The tentative order contains the judge’s ruling as to why the Court intends to grant a permanent injunction. In summary, the Court stated that
- The “Defendants’ inducement liability is overwhelmingly clear”.
- The Plaintiffs established irreparable harm in three ways: (1) the Defendants (Fung and isoHunt) could not compensate the Plaintiffs for the “staggering volume of infringement”; (2) the distribution of copyrighted works facilitated by IsoHunt result in unstoppable and near-instantaneous infringements throughout the computer-literate world: and (3) the “availability of free infringing copies of the Plaintiffs’ works…irreparably undermines the growing legitimate market for consumers to purchase access to the same works”.
- There is no adequate remedy other than to grant an injunction.
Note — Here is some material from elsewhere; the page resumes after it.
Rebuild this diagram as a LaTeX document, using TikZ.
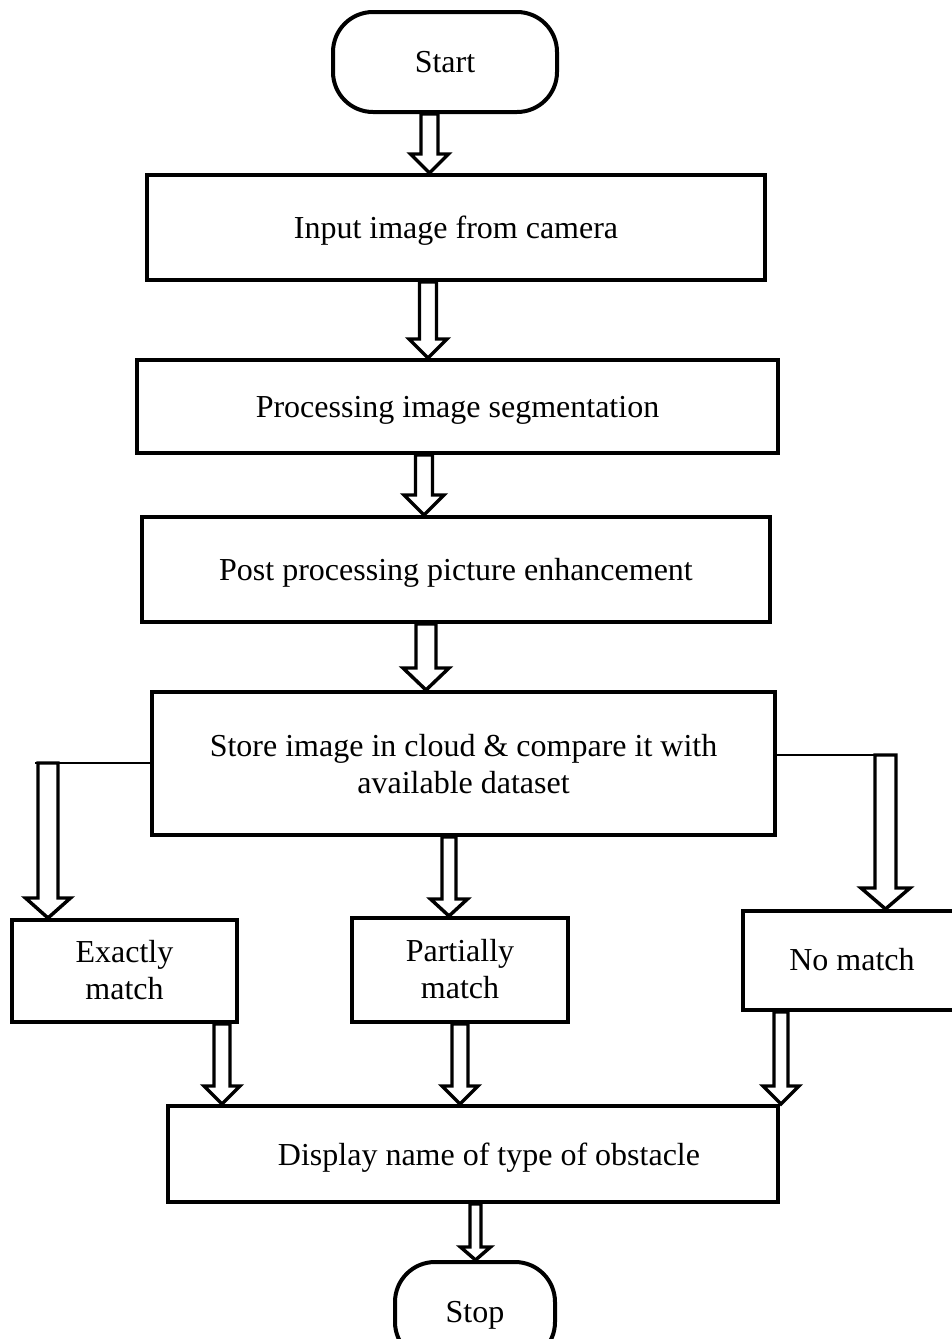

The “infringements are a continuing threat, making remedies at law insufficient to compensate for Plaintiffs’ injuries”.
- IsoHunt would continue to infringe without being enjoined because its “very business model, at its core, depends on copyright infringement, and Defendants would financially benefit from further infringement”
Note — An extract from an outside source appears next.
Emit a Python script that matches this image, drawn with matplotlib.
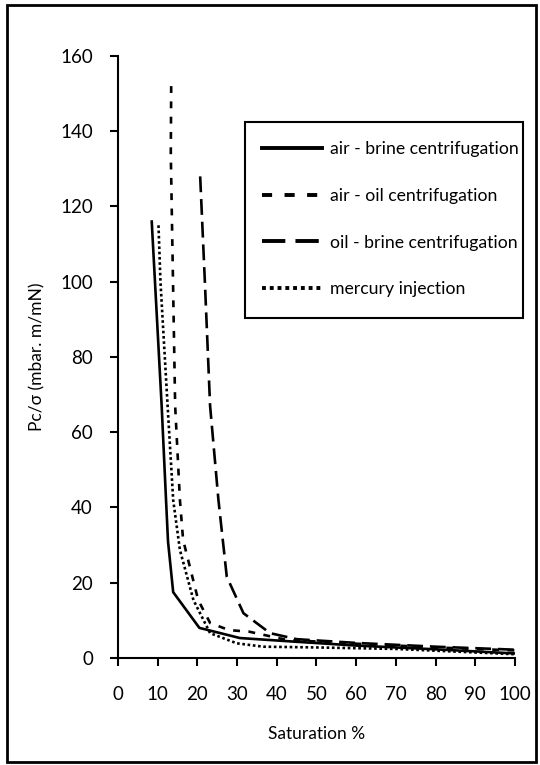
import matplotlib
matplotlib.use('Agg')
import matplotlib.pyplot as plt
from matplotlib.patches import Rectangle

plt.rcParams['font.family'] = ['Lato', 'DejaVu Sans']

# Data
air_brine_x = [8.5, 11, 12.1, 12.6, 13.9, 20.5, 30.7, 45, 60, 80, 100]
air_brine_y = [116, 67, 42, 31, 17.5, 8, 5.3, 4.3, 3.3, 2.3, 1.2]

air_oil_x = [13.4, 13.3, 14.4, 15.6, 16.4, 20.2, 23.2, 28, 33, 42.5, 60, 80, 100]
air_oil_y = [152, 134, 67, 42, 31.4, 15.4, 9.3, 7.4, 7.0, 4.8, 3.8, 2.8, 2.0]

oil_brine_x = [20.7, 21.9, 23.2, 25.3, 27.4, 31.6, 38.3, 45, 60, 80, 100]
oil_brine_y = [128, 99.6, 67, 42, 21.6, 11.9, 6.6, 5.0, 4.0, 3.0, 2.2]

mercury_x = [10.2, 10.7, 12.5, 13.9, 15.6, 19, 23.2, 29.9, 36.6, 50, 70, 100]
mercury_y = [115, 100, 67, 42, 28.7, 15.4, 6.6, 3.9, 3.0, 2.8, 2.4, 1.0]

labels = ['air - brine centrifugation', 'air - oil centrifugation',
          'oil - brine centrifugation', 'mercury injection']

fig = plt.figure(figsize=(5.4, 7.65), dpi=100)
ax = fig.add_axes([0.2185, 0.1399, 0.7352, 0.7869])

lw = 1.9
ax.plot(air_brine_x, air_brine_y, color='black', lw=lw, label=labels[0])
ax.plot(air_oil_x, air_oil_y, color='black', lw=lw, linestyle=(0, (2.6, 3.2)), label=labels[1])
ax.plot(oil_brine_x, oil_brine_y, color='black', lw=lw, linestyle=(0, (6, 2.6)), label=labels[2])
ax.plot(mercury_x, mercury_y, color='black', lw=lw, linestyle=(0, (1, 1)), label=labels[3])

ax.set_xlim(0, 100)
ax.set_ylim(0, 160)
ax.set_xticks(range(0, 101, 10))
ax.set_yticks(range(0, 161, 20))
ax.spines['top'].set_visible(False)
ax.spines['right'].set_visible(False)
ax.spines['left'].set_linewidth(1.5)
ax.spines['bottom'].set_linewidth(1.5)
ax.tick_params(direction='out', length=6, width=1.5, labelsize=13.5)
ax.tick_params(axis='y', pad=12)
ax.tick_params(axis='x', pad=14)
ax.margins(0)

ax.set_xlabel('Saturation %', fontsize=12.5, labelpad=17)
ax.set_ylabel('Pc/σ (mbar. m/mN)', fontsize=12.5, labelpad=11)

leg = ax.legend(loc='upper left', bbox_to_anchor=(0.363, 0.859), fontsize=12.7,
                frameon=False, handlelength=3.4, handletextpad=0.45,
                labelspacing=1.75, borderpad=0, borderaxespad=0)
for line in leg.get_lines():
    line.set_linewidth(2.8)

# legend box, drawn separately so its padding matches the original
ax.add_patch(Rectangle((0.32, 0.565), 0.70, 0.325, transform=ax.transAxes,
                       fill=False, edgecolor='black', linewidth=1.5, clip_on=False))

# outer frame around the figure
fig.patches.append(Rectangle((0.013, 0.004), 0.98, 0.99, transform=fig.transFigure,
                             fill=False, edgecolor='black', linewidth=2))

plt.savefig('out.png', dpi=100)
- Since the Court’s order of December 21, 2009, IsoHunt has “not taken steps to mitigate the infringement”.
The tentative order would enjoin IsoHunt from, among other things, facilitating infringement of any present or future works in which any plaintiff (or any parent, affiliate, or subsidiary of a plaintiff) owns the US copyright and which the Plaintiffs have identified to IsoHunt by title.
The Judge set a briefing schedule. The last brief is due April 12, 2010. A final judgment is expected shortly thereafter.
March was also a bad month for other entities engaging in acts that facilitate infringement. Earlier this week, a UK court found Newzbin liable for authorizing and inducing copyright infringement and granted an injunction against that site. Just before that a US court enjoined a website which was found to have been selling counterfeit Louis Vuitton merchandise on trademark and copyright grounds. Last week an Italian Pirate Bay proxy site was closed down by an Italian court.
To round off a busy month, last week the EU Court of Justice also ruled that Google’s use of AdWords was not infringing, but that advertisers’ use thereof could be.